**TASK OBJECTIVE:**
Set the data down again, exactly as it reads, but without the pictures.

* * * * * * * * *

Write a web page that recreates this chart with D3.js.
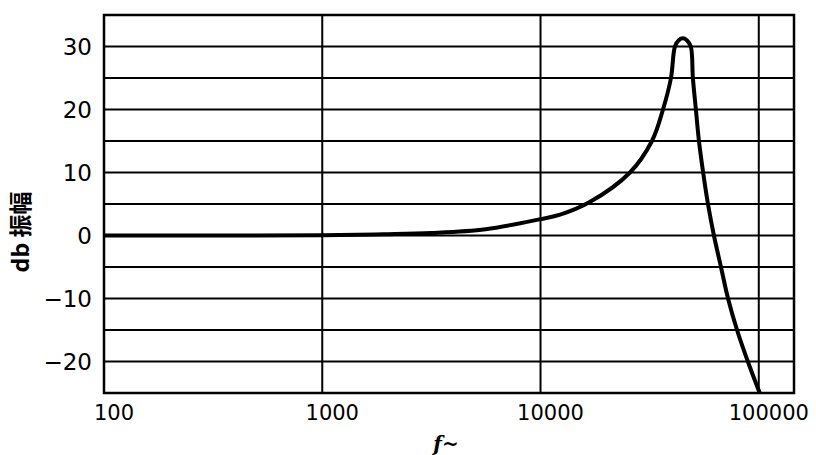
<!DOCTYPE html>
<html>
<head>
<meta charset="utf-8">
<script src="https://cdn.jsdelivr.net/npm/d3@7"></script>
<style>
  body { margin: 0; background: #fff; }
  svg { display: block; }
</style>
</head>
<body>
<div id="chart"><svg></svg></div>
<script>
const width = 816, height = 455;

// curve
const freq = [100, 300, 1000, 1900, 3160, 5600, 10000, 12300, 16800, 25700, 32400, 36400, 39600,
  41300, 43000, 44900, 46800, 48800, 49900, 51500, 53200, 55600, 58500, 62300, 67100, 72300, 79500, 89100, 101000];
const db = [0, 0, 0.05, 0.2, 0.4, 1.0, 2.6, 3.3, 5.3, 10, 15, 20, 25,
  30, 31, 31.3, 31, 30, 25, 20, 15, 10, 5, 0, -5, -10, -15, -20, -25];

const xTicks = [100, 1000, 10000, 100000];
const yTicks = [30, 20, 10, 0, -10, -20];
const yGrid = [-25, -20, -15, -10, -5, 0, 5, 10, 15, 20, 25, 30, 35];

const plotLeft = 104, plotRight = 794, plotTop = 15, plotBottom = 393;

const svg = d3.select("#chart svg")
  .attr("width", width)
  .attr("height", height);

const x = d3.scaleLog()
  .domain([100, 145000])
  .range([plotLeft, plotRight]);

const y = d3.scaleLinear()
  .domain([-25, 35])
  .range([plotBottom, plotTop]);

// horizontal grid
svg.append("g")
  .selectAll("line")
  .data(yGrid)
  .enter().append("line")
  .attr("x1", plotLeft).attr("x2", plotRight)
  .attr("y1", d => y(d)).attr("y2", d => y(d))
  .attr("stroke", "#000")
  .attr("stroke-width", 2);

// vertical grid (decades) + right edge
svg.append("g")
  .selectAll("line")
  .data(xTicks.concat([145000]))
  .enter().append("line")
  .attr("x1", d => x(d)).attr("x2", d => x(d))
  .attr("y1", plotTop).attr("y2", plotBottom)
  .attr("stroke", "#000")
  .attr("stroke-width", 2);

// frame a little heavier
svg.append("rect")
  .attr("x", plotLeft).attr("y", plotTop)
  .attr("width", plotRight - plotLeft).attr("height", plotBottom - plotTop)
  .attr("fill", "none")
  .attr("stroke", "#000")
  .attr("stroke-width", 2.5);

// the response curve
svg.append("path")
  .datum(freq.map((f, i) => [f, db[i]]))
  .attr("fill", "none")
  .attr("stroke", "#000")
  .attr("stroke-width", 4)
  .attr("stroke-linejoin", "round")
  .attr("d", d3.line()
    .x(d => x(d[0]))
    .y(d => y(d[1]))
    .curve(d3.curveCatmullRom.alpha(0.5)));

// y labels
svg.append("g")
  .selectAll("text")
  .data(yTicks)
  .enter().append("text")
  .attr("x", 92)
  .attr("y", d => y(d))
  .attr("dy", "0.36em")
  .attr("text-anchor", "end")
  .style("font-family", "DejaVu Sans, sans-serif")
  .style("font-size", "23px")
  .text(d => d < 0 ? "\u2212" + Math.abs(d) : d);

// x labels
svg.append("g")
  .selectAll("text")
  .data(xTicks)
  .enter().append("text")
  .attr("x", d => x(d) + 10)
  .attr("y", 420)
  .attr("text-anchor", "middle")
  .style("font-family", "DejaVu Sans, sans-serif")
  .style("font-size", "21px")
  .text(d => d);

// axis titles
svg.append("text")
  .attr("transform", "translate(29,232) rotate(-90)")
  .attr("text-anchor", "middle")
  .style("font-family", "Noto Sans CJK SC, DejaVu Sans, sans-serif")
  .style("font-size", "23px")
  .style("font-weight", "bold")
  .text("db 振幅");

svg.append("text")
  .attr("x", 446)
  .attr("y", 451)
  .attr("text-anchor", "middle")
  .style("font-family", "DejaVu Serif, serif")
  .style("font-size", "20px")
  .style("font-style", "italic")
  .style("font-weight", "bold")
  .text("f~");
</script>
</body>
</html>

* * * * * * * * *

**SOLUTION TO THIS TASK:**
Write a web page that recreates this chart with D3.js.
<!DOCTYPE html>
<html>
<head>
<meta charset="utf-8">
<script src="https://cdn.jsdelivr.net/npm/d3@7"></script>
<style>
  body { margin: 0; background: #fff; }
  svg { display: block; }
</style>
</head>
<body>
<div id="chart"><svg></svg></div>
<script>
const width = 816, height = 455;

// curve
const freq = [100, 300, 1000, 1900, 3160, 5600, 10000, 12300, 16800, 25700, 32400, 36400, 39600,
  41300, 43000, 44900, 46800, 48800, 49900, 51500, 53200, 55600, 58500, 62300, 67100, 72300, 79500, 89100, 101000];
const db = [0, 0, 0.05, 0.2, 0.4, 1.0, 2.6, 3.3, 5.3, 10, 15, 20, 25,
  30, 31, 31.3, 31, 30, 25, 20, 15, 10, 5, 0, -5, -10, -15, -20, -25];

const xTicks = [100, 1000, 10000, 100000];
const yTicks = [30, 20, 10, 0, -10, -20];
const yGrid = [-25, -20, -15, -10, -5, 0, 5, 10, 15, 20, 25, 30, 35];

const plotLeft = 104, plotRight = 794, plotTop = 15, plotBottom = 393;

const svg = d3.select("#chart svg")
  .attr("width", width)
  .attr("height", height);

const x = d3.scaleLog()
  .domain([100, 145000])
  .range([plotLeft, plotRight]);

const y = d3.scaleLinear()
  .domain([-25, 35])
  .range([plotBottom, plotTop]);

// horizontal grid
svg.append("g")
  .selectAll("line")
  .data(yGrid)
  .enter().append("line")
  .attr("x1", plotLeft).attr("x2", plotRight)
  .attr("y1", d => y(d)).attr("y2", d => y(d))
  .attr("stroke", "#000")
  .attr("stroke-width", 2);

// vertical grid (decades) + right edge
svg.append("g")
  .selectAll("line")
  .data(xTicks.concat([145000]))
  .enter().append("line")
  .attr("x1", d => x(d)).attr("x2", d => x(d))
  .attr("y1", plotTop).attr("y2", plotBottom)
  .attr("stroke", "#000")
  .attr("stroke-width", 2);

// frame a little heavier
svg.append("rect")
  .attr("x", plotLeft).attr("y", plotTop)
  .attr("width", plotRight - plotLeft).attr("height", plotBottom - plotTop)
  .attr("fill", "none")
  .attr("stroke", "#000")
  .attr("stroke-width", 2.5);

// the response curve
svg.append("path")
  .datum(freq.map((f, i) => [f, db[i]]))
  .attr("fill", "none")
  .attr("stroke", "#000")
  .attr("stroke-width", 4)
  .attr("stroke-linejoin", "round")
  .attr("d", d3.line()
    .x(d => x(d[0]))
    .y(d => y(d[1]))
    .curve(d3.curveCatmullRom.alpha(0.5)));

// y labels
svg.append("g")
  .selectAll("text")
  .data(yTicks)
  .enter().append("text")
  .attr("x", 92)
  .attr("y", d => y(d))
  .attr("dy", "0.36em")
  .attr("text-anchor", "end")
  .style("font-family", "DejaVu Sans, sans-serif")
  .style("font-size", "23px")
  .text(d => d < 0 ? "\u2212" + Math.abs(d) : d);

// x labels
svg.append("g")
  .selectAll("text")
  .data(xTicks)
  .enter().append("text")
  .attr("x", d => x(d) + 10)
  .attr("y", 420)
  .attr("text-anchor", "middle")
  .style("font-family", "DejaVu Sans, sans-serif")
  .style("font-size", "21px")
  .text(d => d);

// axis titles
svg.append("text")
  .attr("transform", "translate(29,232) rotate(-90)")
  .attr("text-anchor", "middle")
  .style("font-family", "Noto Sans CJK SC, DejaVu Sans, sans-serif")
  .style("font-size", "23px")
  .style("font-weight", "bold")
  .text("db 振幅");

svg.append("text")
  .attr("x", 446)
  .attr("y", 451)
  .attr("text-anchor", "middle")
  .style("font-family", "DejaVu Serif, serif")
  .style("font-size", "20px")
  .style("font-style", "italic")
  .style("font-weight", "bold")
  .text("f~");
</script>
</body>
</html>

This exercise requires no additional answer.